As not only Independence Day, but also a fun-packed family reunion approaches, I’m feeling a bit nostalgic. Actually, there is no bit part for me when it comes to that feeling.
And, apparently, it’s going around: my father’s cousin and the de facto family historian posted on Facebook that June 29th marked two family wedding anniversaries (including hers), two birthdays (including her second grandchild’s 21st) and the date of a dear uncle’s passing (just 30 minutes before the aforementioned grandkid’s arrival).
“After a decade of study, nostalgia isn’t what it used to be — it’s looking a lot better,” reported the New York Times.
From anti-regret platitudes to Don Henley’s summertime hit, we’re taught or told to always face forward and seize the day. Did you know that nostalgia was even considered a disorder for a long while after the term was coined in the 17th century? (A Swiss physician sought to connect soldiers’ mental and physical ailments to their wistful wishes to return home — in Greek, nostos for home plus algos for pain).
Nostalgia does have that tugging-at-the-heartstrings component. It’s seemingly unavoidable for me.

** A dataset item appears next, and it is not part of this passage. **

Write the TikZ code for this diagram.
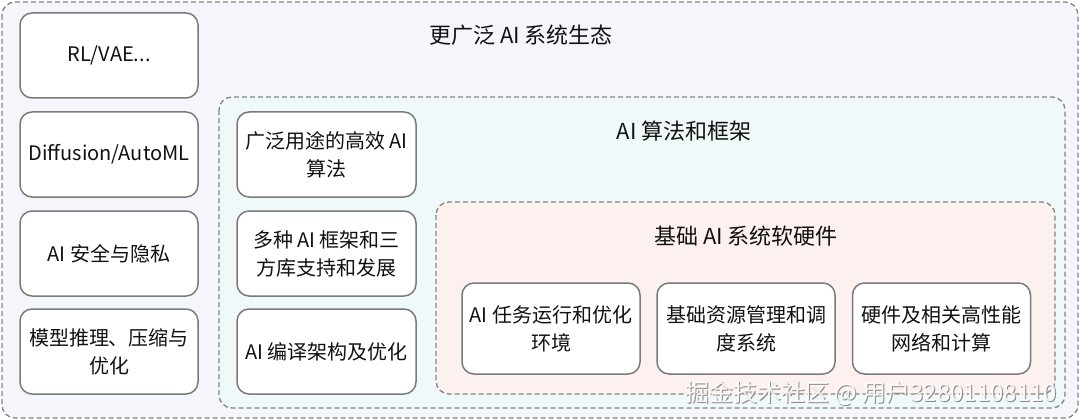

In the last month, I’ve rediscovered a 25-year-old typed motivational letter from my high school football coach that alternated between scripture and Shakespeare, heard my brother’s best friend growing up tearfully eulogize his father, basked in the afterglow of my 2-year-old giving me a hug and saying “thank you, Da-Da” after I told her I loved her during our family’s favorite beach walk in North Carolina and revisited the beautiful campus chapel where my wife and I got married.
In many ways, nostalgia can seem almost unfair though. Even the good memories are tinged with sadness because we realize we can’t go back. But, according to multiple studies, the positive effects of nostalgia abound — to the nth degree!?! — from counteracting loneliness, boredom and anxiety and literally making people feel warmer to even providing existential and evolutionary advantages.
“Experience it as a prized possession,” Dr. Constantine Sedikides at the University of Southampton told the Times. “When Humphrey Bogart says, ‘We’ll always have Paris,’ that’s nostalgia for you. We have it, and nobody can take it away from us. It’s our diamond.”